Columns: term, contrast, estimate, p.value, s.value, conf.low, conf.high, predicted_lo, predicted_hi, predicted 
Type:  response 

We get an estimate of $\exp(\tau) = 1.5$ which is exactly where it should be. We also get a confidence interval for this quantity. Let's refit the model and see how much wider the CI is when we don't adjust for x.

fit <- lm(y~trt, data=d)

avg_comparisons(
  fit,
  variables = 'trt',
  comparison = 'lnratioavg',
  transform = exp
)

 Term              Contrast Estimate Pr(>|z|)    S 2.5 % 97.5 %
  trt ln(mean(1) / mean(0))      1.5   <0.001 12.6  1.22   1.86

Columns: term, contrast, estimate, p.value, s.value, conf.low, conf.high, predicted_lo, predicted_hi, predicted 
Type:  response 

The CI is much wider when we don't adjust for x, as expected.
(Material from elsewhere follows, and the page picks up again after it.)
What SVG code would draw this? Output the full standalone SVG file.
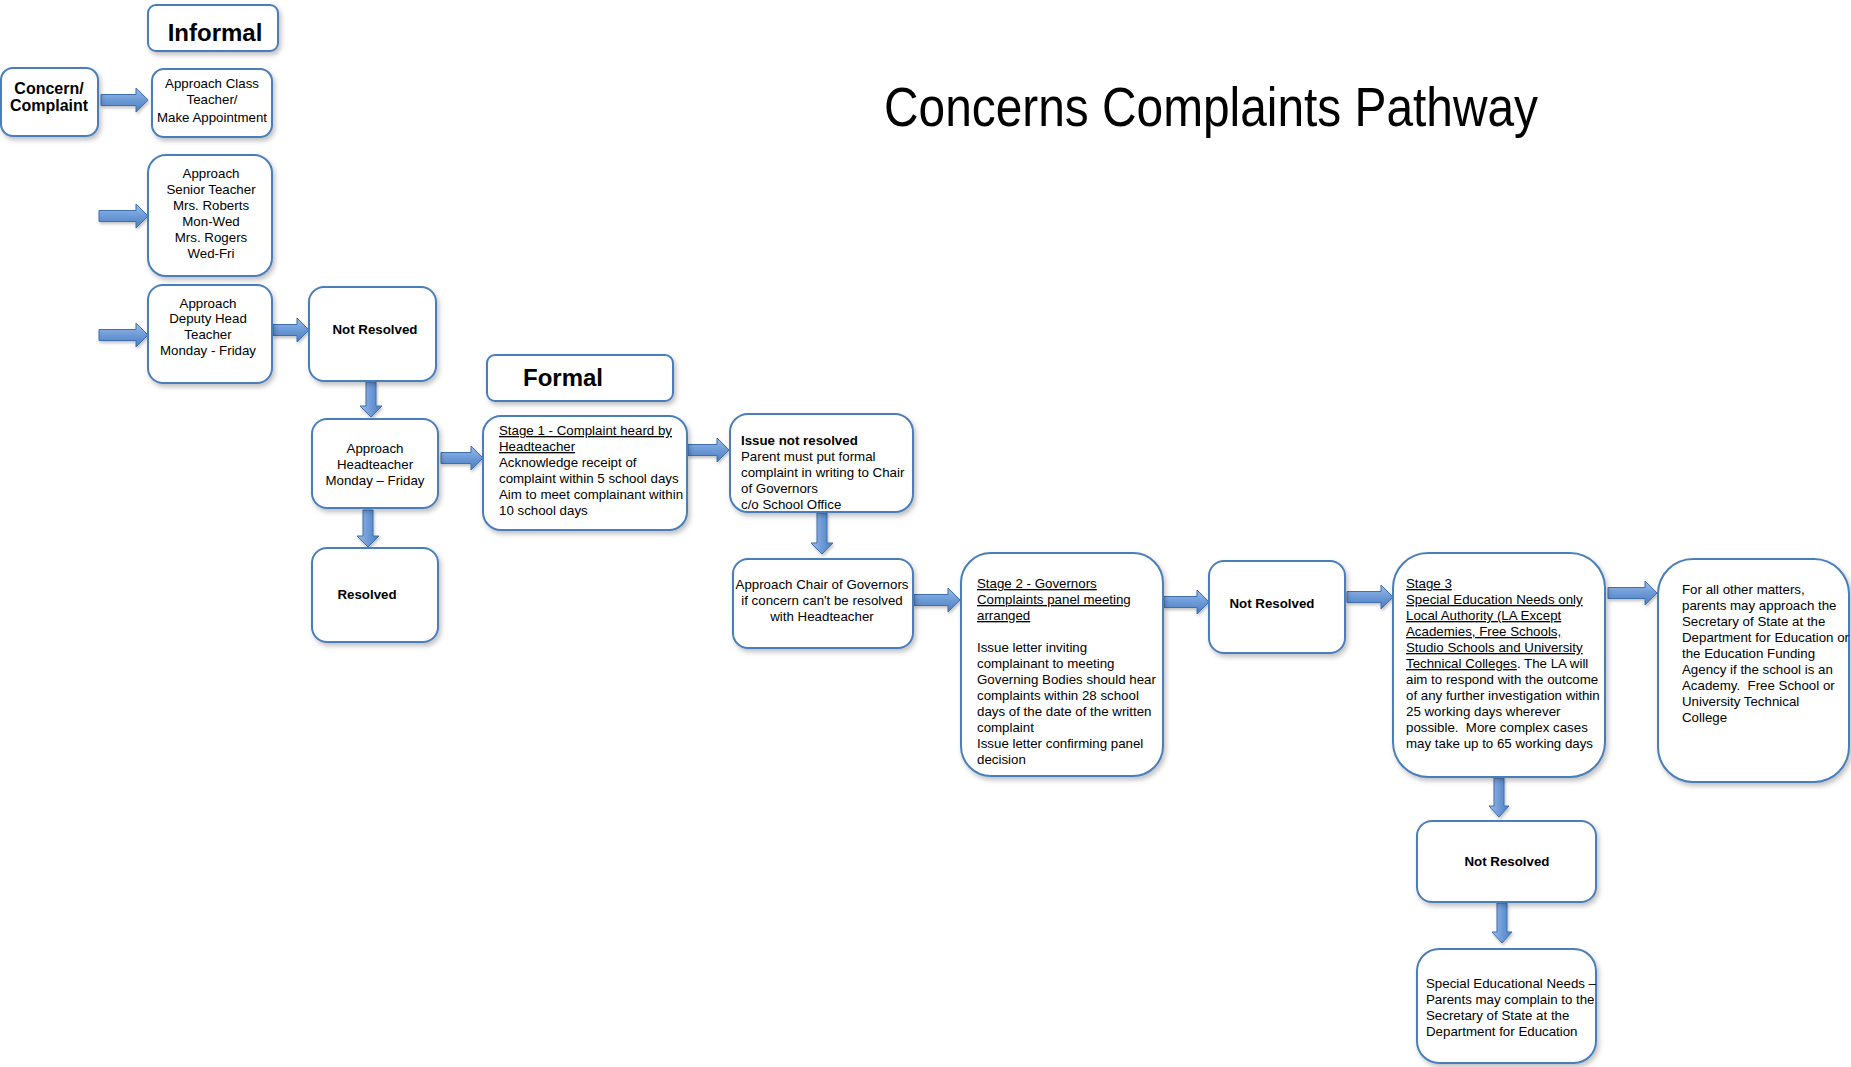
<svg xmlns="http://www.w3.org/2000/svg" width="1851" height="1067" viewBox="0 0 1851 1067">
<style>
.box{fill:#fff;stroke:#4a7ebb;stroke-width:2;filter:url(#sh)}
.t{font-family:"Liberation Sans",Arial,sans-serif;font-size:13.3px;fill:#000}
.c{text-anchor:middle}
.b{font-weight:bold}
.u{text-decoration:underline}
.pre{white-space:pre}
.hd{font-family:"Liberation Sans",Arial,sans-serif;font-size:24px;font-weight:bold;fill:#000;text-anchor:middle}
.ah{fill:url(#gh);stroke:#3f6fb0;stroke-width:1;filter:url(#sh2)}
.av{fill:url(#gv);stroke:#3f6fb0;stroke-width:1;filter:url(#sh2)}
</style>
<defs>
<filter id="sh" x="-10%" y="-10%" width="130%" height="130%">
<feDropShadow dx="2" dy="3" stdDeviation="2.5" flood-color="#000" flood-opacity="0.25"/>
</filter>
<filter id="sh2" x="-20%" y="-20%" width="140%" height="160%">
<feDropShadow dx="1" dy="2" stdDeviation="1.5" flood-color="#000" flood-opacity="0.25"/>
</filter>
<linearGradient id="gh" x1="0" y1="0" x2="0" y2="1">
<stop offset="0" stop-color="#9cbde8"/><stop offset="0.5" stop-color="#6d9ad8"/><stop offset="1" stop-color="#4a7ebb"/>
</linearGradient>
<linearGradient id="gv" x1="0" y1="0" x2="1" y2="0">
<stop offset="0" stop-color="#9cbde8"/><stop offset="0.5" stop-color="#6d9ad8"/><stop offset="1" stop-color="#4a7ebb"/>
</linearGradient>
</defs>
<rect width="1851" height="1067" fill="#fff"/>
<text x="884" y="126" font-family="'Liberation Sans',Arial,sans-serif" font-size="56" textLength="654" lengthAdjust="spacingAndGlyphs" fill="#000">Concerns Complaints Pathway</text>

<g id="connectors">
<path class="ah" d="M101,94.5 H136 V88 L148,100 L136,112 V105.5 H101 Z"/>
<path class="ah" d="M99,210.5 H136 V204 L148,216 L136,228 V221.5 H99 Z"/>
<path class="ah" d="M99,329.5 H136 V323 L148,335 L136,347 V340.5 H99 Z"/>
<path class="ah" d="M273,324.5 H297 V318 L309,330 L297,342 V335.5 H273 Z"/>
<path class="av" d="M366,382 V406 H360 L371,417 L382,406 H376 V382 Z"/>
<path class="av" d="M363,510 V536 H357 L368,547 L379,536 H373 V510 Z"/>
<path class="ah" d="M441,452.5 H471 V446 L483,458 L471,470 V463.5 H441 Z"/>
<path class="ah" d="M688,444.5 H717 V438 L729,450 L717,462 V455.5 H688 Z"/>
<path class="av" d="M817,513 V543 H811 L822,554 L833,543 H827 V513 Z"/>
<path class="ah" d="M914,594.5 H948 V588 L960,600 L948,612 V605.5 H914 Z"/>
<path class="ah" d="M1164,596.5 H1197 V590 L1209,602 L1197,614 V607.5 H1164 Z"/>
<path class="ah" d="M1347,591.5 H1381 V585 L1393,597 L1381,609 V602.5 H1347 Z"/>
<path class="ah" d="M1608,587.5 H1645 V581 L1657,593 L1645,605 V598.5 H1608 Z"/>
<path class="av" d="M1494,778 V806 H1489 L1499,817 L1509,806 H1504 V778 Z"/>
<path class="av" d="M1497,903 V932 H1492 L1502,943 L1512,932 H1507 V903 Z"/>
</g>

<g id="informal">
<rect class="box" x="148" y="5" width="130" height="46" rx="8"/>
<text class="hd" x="215" y="41">Informal</text>
</g>
<g id="concern">
<rect class="box" x="1" y="68" width="97" height="68" rx="12"/>
<text class="t c b" x="49" y="94" style="font-size:16px">Concern/</text>
<text class="t c b" x="49" y="111" style="font-size:16px">Complaint</text>
</g>
<g id="class-teacher">
<rect class="box" x="152" y="69" width="120" height="68" rx="12"/>
<text class="t c" x="212" y="88">Approach Class</text>
<text class="t c" x="212" y="104">Teacher/</text>
<text class="t c" x="212" y="122">Make Appointment</text>
</g>
<g id="senior-teacher">
<rect class="box" x="148" y="155" width="124" height="121" rx="18"/>
<text class="t c" x="211" y="178">Approach</text>
<text class="t c" x="211" y="194">Senior Teacher</text>
<text class="t c" x="211" y="210">Mrs. Roberts</text>
<text class="t c" x="211" y="226">Mon-Wed</text>
<text class="t c" x="211" y="242">Mrs. Rogers</text>
<text class="t c" x="211" y="258">Wed-Fri</text>
</g>
<g id="deputy-head">
<rect class="box" x="148" y="285" width="124" height="98" rx="15"/>
<text class="t c" x="208" y="308">Approach</text>
<text class="t c" x="208" y="323">Deputy Head</text>
<text class="t c" x="208" y="339">Teacher</text>
<text class="t c" x="208" y="355">Monday - Friday</text>
</g>
<g id="not-resolved-1">
<rect class="box" x="309" y="287" width="127" height="94" rx="15"/>
<text class="t c b" x="375" y="334">Not Resolved</text>
</g>
<g id="headteacher">
<rect class="box" x="312" y="419" width="126" height="89" rx="15"/>
<text class="t c" x="375" y="453">Approach</text>
<text class="t c" x="375" y="469">Headteacher</text>
<text class="t c" x="375" y="485">Monday – Friday</text>
</g>
<g id="resolved">
<rect class="box" x="312" y="548" width="126" height="94" rx="15"/>
<text class="t c b" x="367" y="599">Resolved</text>
</g>
<g id="formal">
<rect class="box" x="487" y="355" width="186" height="46" rx="8"/>
<text class="hd" x="563" y="386">Formal</text>
</g>
<g id="stage-1">
<rect class="box" x="483" y="416" width="204" height="114" rx="18"/>
<text class="t u" x="499" y="435">Stage 1 - Complaint heard by</text>
<text class="t u" x="499" y="451">Headteacher</text>
<text class="t" x="499" y="467">Acknowledge receipt of</text>
<text class="t" x="499" y="483">complaint within 5 school days</text>
<text class="t" x="499" y="499">Aim to meet complainant within</text>
<text class="t" x="499" y="515">10 school days</text>
</g>
<g id="issue-not-resolved">
<rect class="box" x="730" y="414" width="183" height="98" rx="18"/>
<text class="t b" x="741" y="445">Issue not resolved</text>
<text class="t" x="741" y="461">Parent must put formal</text>
<text class="t" x="741" y="477">complaint in writing to Chair</text>
<text class="t" x="741" y="493">of Governors</text>
<text class="t" x="741" y="509">c/o School Office</text>
</g>
<g id="chair-of-governors">
<rect class="box" x="733" y="559" width="180" height="89" rx="15"/>
<text class="t c" x="822" y="589">Approach Chair of Governors</text>
<text class="t c" x="822" y="605">if concern can't be resolved</text>
<text class="t c" x="822" y="621">with Headteacher</text>
</g>
<g id="stage-2">
<rect class="box" x="961" y="553" width="202" height="223" rx="30"/>
<text class="t u" x="977" y="588">Stage 2 - Governors</text>
<text class="t u" x="977" y="604">Complaints panel meeting</text>
<text class="t u" x="977" y="620">arranged</text>
<text class="t" x="977" y="652">Issue letter inviting</text>
<text class="t" x="977" y="668">complainant to meeting</text>
<text class="t" x="977" y="684">Governing Bodies should hear</text>
<text class="t" x="977" y="700">complaints within 28 school</text>
<text class="t" x="977" y="716">days of the date of the written</text>
<text class="t" x="977" y="732">complaint</text>
<text class="t" x="977" y="748">Issue letter confirming panel</text>
<text class="t" x="977" y="764">decision</text>
</g>
<g id="not-resolved-2">
<rect class="box" x="1209" y="561" width="136" height="92" rx="15"/>
<text class="t c b" x="1272" y="608">Not Resolved</text>
</g>
<g id="stage-3">
<rect class="box" x="1393" y="553" width="212" height="224" rx="35"/>
<text class="t u" x="1406" y="588">Stage 3</text>
<text class="t u" x="1406" y="604">Special Education Needs only</text>
<text class="t u" x="1406" y="620">Local Authority (LA Except</text>
<text class="t u" x="1406" y="636">Academies, Free Schools,</text>
<text class="t u" x="1406" y="652">Studio Schools and University</text>
<text class="t" x="1406" y="668"><tspan class="u">Technical Colleges</tspan>. The LA will</text>
<text class="t" x="1406" y="684">aim to respond with the outcome</text>
<text class="t" x="1406" y="700">of any further investigation within</text>
<text class="t" x="1406" y="716">25 working days wherever</text>
<text class="t pre" x="1406" y="732">possible.  More complex cases</text>
<text class="t" x="1406" y="748">may take up to 65 working days</text>
</g>
<g id="other-matters">
<rect class="box" x="1658" y="559" width="191" height="223" rx="35"/>
<text class="t" x="1682" y="594">For all other matters,</text>
<text class="t" x="1682" y="610">parents may approach the</text>
<text class="t" x="1682" y="626">Secretary of State at the</text>
<text class="t" x="1682" y="642">Department for Education or</text>
<text class="t" x="1682" y="658">the Education Funding</text>
<text class="t" x="1682" y="674">Agency if the school is an</text>
<text class="t pre" x="1682" y="690">Academy.  Free School or</text>
<text class="t" x="1682" y="706">University Technical</text>
<text class="t" x="1682" y="722">College</text>
</g>
<g id="not-resolved-3">
<rect class="box" x="1417" y="821" width="179" height="81" rx="15"/>
<text class="t c b" x="1507" y="866">Not Resolved</text>
</g>
<g id="sen-secretary">
<rect class="box" x="1417" y="949" width="179" height="114" rx="22"/>
<text class="t" x="1426" y="988">Special Educational Needs –</text>
<text class="t" x="1426" y="1004">Parents may complain to the</text>
<text class="t" x="1426" y="1020">Secretary of State at the</text>
<text class="t" x="1426" y="1036">Department for Education</text>
</g>
</svg>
So this is how we can practically get a CI for the excess risk, and we get to benefit from covariate adjustment too.

Bootstrapping will work in this scenario as well. Here is an example:

f <- function(d, idx){
  fit <- lm(y~x + trt, data=d[idx, ])
  
  
  ey0 <- predict(fit, newdata = list(x=0, trt=0))
  ey1 <- predict(fit, newdata = list(x=0, trt=1))
  
  
  (ey1 - ey0) / ey0
}


result <- boot::boot(d, f, 1000)

boot::boot.ci(result)
BOOTSTRAP CONFIDENCE INTERVAL CALCULATIONS
Based on 1000 bootstrap replicates

CALL : 
boot::boot.ci(boot.out = result)

Intervals : 
Level      Normal              Basic         
95%   ( 0.4565,  0.5539 )   ( 0.4566,  0.5553 )  

Level     Percentile            BCa          
95%   ( 0.4543,  0.5529 )   ( 0.4545,  0.5530 )  
Calculations and Intervals on Original Scale
Warning message:
In boot::boot.ci(result) :
  bootstrap variances needed for studentized intervals

The bootstrap results look fairly similar to the marginal effect estimates.

So in short, you can just use regression and a marginal effect in most cases. Bootstrapping is a good idea too.